- Dataset records
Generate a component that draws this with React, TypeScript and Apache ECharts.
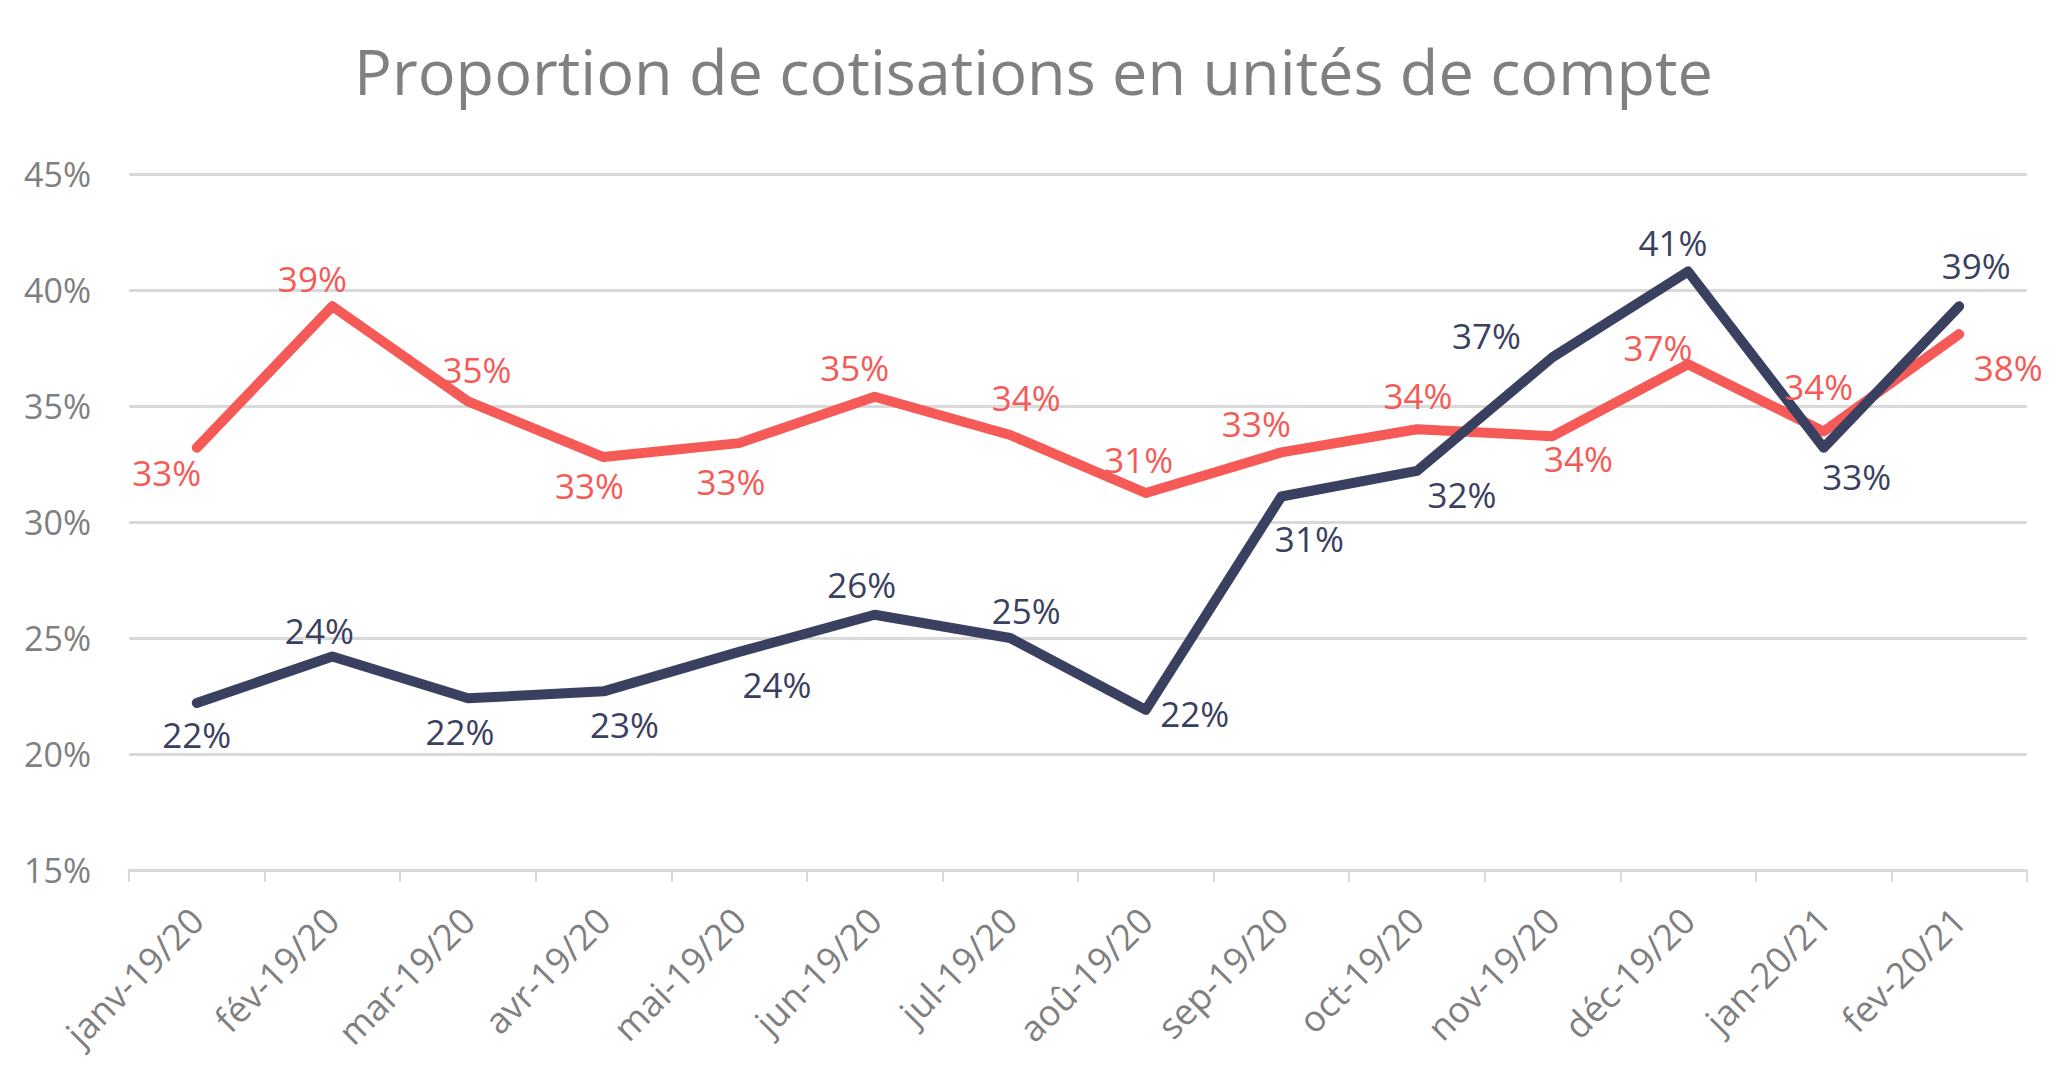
import React, { useEffect, useRef } from "react";
import * as echarts from "echarts";

const categories = [
  "janv-19/20", "fév-19/20", "mar-19/20", "avr-19/20", "mai-19/20", "jun-19/20", "jul-19/20",
  "aoû-19/20", "sep-19/20", "oct-19/20", "nov-19/20", "déc-19/20", "jan-20/21", "fev-20/21",
];
const darkValues = [22.2, 24.2, 22.4, 22.7, 24.4, 26.0, 25.0, 21.9, 31.1, 32.2, 37.1, 40.8, 33.2, 39.3];
const redValues = [33.2, 39.3, 35.2, 32.8, 33.4, 35.4, 33.75, 31.25, 33.0, 34.0, 33.7, 36.8, 33.9, 38.1];

// label offsets (relative to point) — styling only
const darkLabelOffsets = [
  [0, 32], [-13, -26], [-8, 33], [21, 33], [38, 33], [-13, -30], [16, -28],
  [49, 4], [28, 42], [45, 24], [-66, -22], [-15, -29], [33, 29], [17, -41],
];
const redLabelOffsets = [
  [-30, 25], [-20, -28], [9, -32], [-14, 28], [-8, 38], [-20, -29], [16, -38],
  [-7, -34], [-25, -29], [1, -34], [26, 22], [-30, -17], [-5, -45], [49, 33],
];

const DARK = "#3a4160";
const RED = "#f55a57";
const GRAY = "#7f7f7f";
const GRID = "#d9d9d9";
const FONT = "Open Sans";

function buildSeries(name: string, values: number[], offsets: number[][], color: string) {
  return {
    name,
    type: "line",
    data: values.map((v, i) => ({
      value: v,
      label: { offset: offsets[i] },
    })),
    symbol: "circle",
    symbolSize: 2,
    showSymbol: true,
    itemStyle: { color },
    lineStyle: { color, width: 10, join: "round", cap: "round" },
    label: {
      show: true,
      position: "inside",
      align: "center",
      verticalAlign: "middle",
      color,
      fontFamily: FONT,
      fontSize: 35,
      formatter: (p: any) => Math.round(p.value) + "%",
    },
    emphasis: { disabled: true },
  };
}

export default function App() {
  const ref = useRef<HTMLDivElement>(null);
  useEffect(() => {
    document.body.style.margin = "0";
    const chart = echarts.init(ref.current!, null, { renderer: "svg" });
    chart.setOption({
      animation: false,
      backgroundColor: "#ffffff",
      title: {
        text: "Proportion de cotisations en unités de compte",
        left: "center",
        top: 34,
        textStyle: {
          fontFamily: FONT,
          fontSize: 63,
          fontWeight: "normal",
          color: "#808080",
        },
      },
      grid: { left: 129, right: 40, top: 174, bottom: 204 },
      xAxis: {
        type: "category",
        data: categories,
        boundaryGap: true,
        axisLine: { lineStyle: { color: GRID, width: 3 } },
        axisTick: { show: true, length: 12, lineStyle: { color: GRID, width: 2 } },
        axisLabel: {
          interval: 0,
          rotate: 45,
          margin: 44,
          color: GRAY,
          fontFamily: FONT,
          fontSize: 36,
        },
      },
      yAxis: {
        type: "value",
        min: 15,
        max: 45,
        interval: 5,
        axisLine: { show: false },
        axisTick: { show: false },
        splitLine: { lineStyle: { color: GRID, width: 3 } },
        axisLabel: {
          formatter: "{value}%",
          color: GRAY,
          fontFamily: FONT,
          fontSize: 34,
          margin: 38,
        },
      },
      series: [
        buildSeries("Série 1", redValues, redLabelOffsets, RED),
        buildSeries("Série 2", darkValues, darkLabelOffsets, DARK),
      ],
    });
    return () => chart.dispose();
  }, []);
  return <div ref={ref} style={{ width: 2067, height: 1074 }} />;
}
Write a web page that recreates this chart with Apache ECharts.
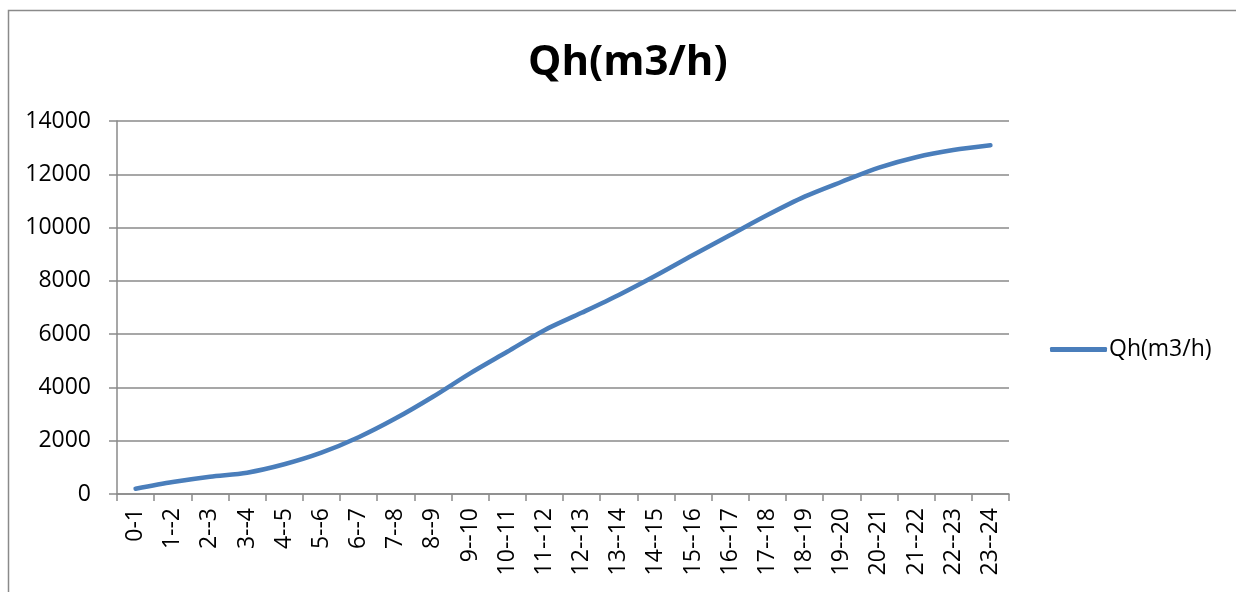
<!DOCTYPE html>
<html>
<head>
<meta charset="utf-8">
<script src="https://cdn.jsdelivr.net/npm/echarts@6/dist/echarts.min.js"></script>
<style>
html,body{margin:0;padding:0;background:#fff;}
#chart{width:1236px;height:592px;}
</style>
</head>
<body>
<div id="chart"></div>
<script>
const categories = ['0-1','1--2','2--3','3--4','4--5','5--6','6--7','7--8','8--9','9--10','10--11','11--12','12--13','13--14','14--15','15--16','16--17','17--18','18--19','19--20','20--21','21--22','22--23','23--24'];
const qh = [200, 450, 650, 800, 1115, 1550, 2130, 2840, 3650, 4530, 5340, 6150, 6800, 7470, 8200, 8970, 9720, 10470, 11160, 11720, 12250, 12640, 12910, 13090];
const seriesName = 'Qh(m3/h)';
const titleText = 'Qh(m3/h)';

const chart = echarts.init(document.getElementById('chart'), null, {renderer: 'canvas'});
const font = "'Open Sans', 'Liberation Sans', sans-serif";
chart.setOption({
  animation: false,
  backgroundColor: '#fff',
  title: {
    text: titleText,
    left: 523,
    top: 37,
    textStyle: {fontFamily: font, fontWeight: 'bold', fontSize: 42, color: '#000'}
  },
  legend: {
    left: 1045,
    top: 333,
    icon: 'roundRect',
    itemWidth: 57,
    itemHeight: 5,
    itemGap: 4,
    textStyle: {fontFamily: font, fontSize: 23, color: '#000', padding: [0,0,0,-3]},
    data: [seriesName]
  },
  graphic: [{
    type: 'polyline',
    shape: {points: [[8.5, 600], [8.5, 10.5], [1240, 10.5]]},
    style: {stroke: '#8a8a8a', lineWidth: 1.5, fill: null}
  }],
  grid: {left: 117, right: 227, top: 121, bottom: 98},
  xAxis: {
    type: 'category',
    data: categories,
    boundaryGap: true,
    axisLine: {lineStyle: {color: '#8a8a8a', width: 1.5}},
    axisTick: {show: true, length: 7, lineStyle: {color: '#8a8a8a', width: 1.5}},
    axisLabel: {rotate: 90, interval: 0, margin: 14, fontFamily: font, fontSize: 23, color: '#000'}
  },
  yAxis: {
    type: 'value',
    min: 0, max: 14000, interval: 2000,
    axisLine: {show: true, lineStyle: {color: '#8a8a8a', width: 1.5}},
    axisTick: {show: true, length: 8, lineStyle: {color: '#8a8a8a', width: 1.5}},
    splitLine: {lineStyle: {color: '#8a8a8a', width: 1.5}},
    axisLabel: {margin: 26, fontFamily: font, fontSize: 23, color: '#000', formatter: v => String(v)}
  },
  series: [{
    name: seriesName,
    type: 'line',
    data: qh,
    smooth: 0.3,
    showSymbol: false,
    symbol: 'none',
    lineStyle: {color: '#4a7ebb', width: 4.5, cap: 'round', join: 'round'},
    itemStyle: {color: '#4a7ebb'}
  }]
});
</script>
</body>
</html>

- The request
Exclude every picture and copy the remaining data exactly.

- Output for this task
Generate a component that draws this with React, TypeScript and Apache ECharts.
import React, { useEffect, useRef } from "react";
import * as echarts from "echarts";

const categories = [
  "janv-19/20", "fév-19/20", "mar-19/20", "avr-19/20", "mai-19/20", "jun-19/20", "jul-19/20",
  "aoû-19/20", "sep-19/20", "oct-19/20", "nov-19/20", "déc-19/20", "jan-20/21", "fev-20/21",
];
const darkValues = [22.2, 24.2, 22.4, 22.7, 24.4, 26.0, 25.0, 21.9, 31.1, 32.2, 37.1, 40.8, 33.2, 39.3];
const redValues = [33.2, 39.3, 35.2, 32.8, 33.4, 35.4, 33.75, 31.25, 33.0, 34.0, 33.7, 36.8, 33.9, 38.1];

// label offsets (relative to point) — styling only
const darkLabelOffsets = [
  [0, 32], [-13, -26], [-8, 33], [21, 33], [38, 33], [-13, -30], [16, -28],
  [49, 4], [28, 42], [45, 24], [-66, -22], [-15, -29], [33, 29], [17, -41],
];
const redLabelOffsets = [
  [-30, 25], [-20, -28], [9, -32], [-14, 28], [-8, 38], [-20, -29], [16, -38],
  [-7, -34], [-25, -29], [1, -34], [26, 22], [-30, -17], [-5, -45], [49, 33],
];

const DARK = "#3a4160";
const RED = "#f55a57";
const GRAY = "#7f7f7f";
const GRID = "#d9d9d9";
const FONT = "Open Sans";

function buildSeries(name: string, values: number[], offsets: number[][], color: string) {
  return {
    name,
    type: "line",
    data: values.map((v, i) => ({
      value: v,
      label: { offset: offsets[i] },
    })),
    symbol: "circle",
    symbolSize: 2,
    showSymbol: true,
    itemStyle: { color },
    lineStyle: { color, width: 10, join: "round", cap: "round" },
    label: {
      show: true,
      position: "inside",
      align: "center",
      verticalAlign: "middle",
      color,
      fontFamily: FONT,
      fontSize: 35,
      formatter: (p: any) => Math.round(p.value) + "%",
    },
    emphasis: { disabled: true },
  };
}

export default function App() {
  const ref = useRef<HTMLDivElement>(null);
  useEffect(() => {
    document.body.style.margin = "0";
    const chart = echarts.init(ref.current!, null, { renderer: "svg" });
    chart.setOption({
      animation: false,
      backgroundColor: "#ffffff",
      title: {
        text: "Proportion de cotisations en unités de compte",
        left: "center",
        top: 34,
        textStyle: {
          fontFamily: FONT,
          fontSize: 63,
          fontWeight: "normal",
          color: "#808080",
        },
      },
      grid: { left: 129, right: 40, top: 174, bottom: 204 },
      xAxis: {
        type: "category",
        data: categories,
        boundaryGap: true,
        axisLine: { lineStyle: { color: GRID, width: 3 } },
        axisTick: { show: true, length: 12, lineStyle: { color: GRID, width: 2 } },
        axisLabel: {
          interval: 0,
          rotate: 45,
          margin: 44,
          color: GRAY,
          fontFamily: FONT,
          fontSize: 36,
        },
      },
      yAxis: {
        type: "value",
        min: 15,
        max: 45,
        interval: 5,
        axisLine: { show: false },
        axisTick: { show: false },
        splitLine: { lineStyle: { color: GRID, width: 3 } },
        axisLabel: {
          formatter: "{value}%",
          color: GRAY,
          fontFamily: FONT,
          fontSize: 34,
          margin: 38,
        },
      },
      series: [
        buildSeries("Série 1", redValues, redLabelOffsets, RED),
        buildSeries("Série 2", darkValues, darkLabelOffsets, DARK),
      ],
    });
    return () => chart.dispose();
  }, []);
  return <div ref={ref} style={{ width: 2067, height: 1074 }} />;
}
Write a web page that recreates this chart with Apache ECharts.
<!DOCTYPE html>
<html>
<head>
<meta charset="utf-8">
<script src="https://cdn.jsdelivr.net/npm/echarts@6/dist/echarts.min.js"></script>
<style>
html,body{margin:0;padding:0;background:#fff;}
#chart{width:1236px;height:592px;}
</style>
</head>
<body>
<div id="chart"></div>
<script>
const categories = ['0-1','1--2','2--3','3--4','4--5','5--6','6--7','7--8','8--9','9--10','10--11','11--12','12--13','13--14','14--15','15--16','16--17','17--18','18--19','19--20','20--21','21--22','22--23','23--24'];
const qh = [200, 450, 650, 800, 1115, 1550, 2130, 2840, 3650, 4530, 5340, 6150, 6800, 7470, 8200, 8970, 9720, 10470, 11160, 11720, 12250, 12640, 12910, 13090];
const seriesName = 'Qh(m3/h)';
const titleText = 'Qh(m3/h)';

const chart = echarts.init(document.getElementById('chart'), null, {renderer: 'canvas'});
const font = "'Open Sans', 'Liberation Sans', sans-serif";
chart.setOption({
  animation: false,
  backgroundColor: '#fff',
  title: {
    text: titleText,
    left: 523,
    top: 37,
    textStyle: {fontFamily: font, fontWeight: 'bold', fontSize: 42, color: '#000'}
  },
  legend: {
    left: 1045,
    top: 333,
    icon: 'roundRect',
    itemWidth: 57,
    itemHeight: 5,
    itemGap: 4,
    textStyle: {fontFamily: font, fontSize: 23, color: '#000', padding: [0,0,0,-3]},
    data: [seriesName]
  },
  graphic: [{
    type: 'polyline',
    shape: {points: [[8.5, 600], [8.5, 10.5], [1240, 10.5]]},
    style: {stroke: '#8a8a8a', lineWidth: 1.5, fill: null}
  }],
  grid: {left: 117, right: 227, top: 121, bottom: 98},
  xAxis: {
    type: 'category',
    data: categories,
    boundaryGap: true,
    axisLine: {lineStyle: {color: '#8a8a8a', width: 1.5}},
    axisTick: {show: true, length: 7, lineStyle: {color: '#8a8a8a', width: 1.5}},
    axisLabel: {rotate: 90, interval: 0, margin: 14, fontFamily: font, fontSize: 23, color: '#000'}
  },
  yAxis: {
    type: 'value',
    min: 0, max: 14000, interval: 2000,
    axisLine: {show: true, lineStyle: {color: '#8a8a8a', width: 1.5}},
    axisTick: {show: true, length: 8, lineStyle: {color: '#8a8a8a', width: 1.5}},
    splitLine: {lineStyle: {color: '#8a8a8a', width: 1.5}},
    axisLabel: {margin: 26, fontFamily: font, fontSize: 23, color: '#000', formatter: v => String(v)}
  },
  series: [{
    name: seriesName,
    type: 'line',
    data: qh,
    smooth: 0.3,
    showSymbol: false,
    symbol: 'none',
    lineStyle: {color: '#4a7ebb', width: 4.5, cap: 'round', join: 'round'},
    itemStyle: {color: '#4a7ebb'}
  }]
});
</script>
</body>
</html>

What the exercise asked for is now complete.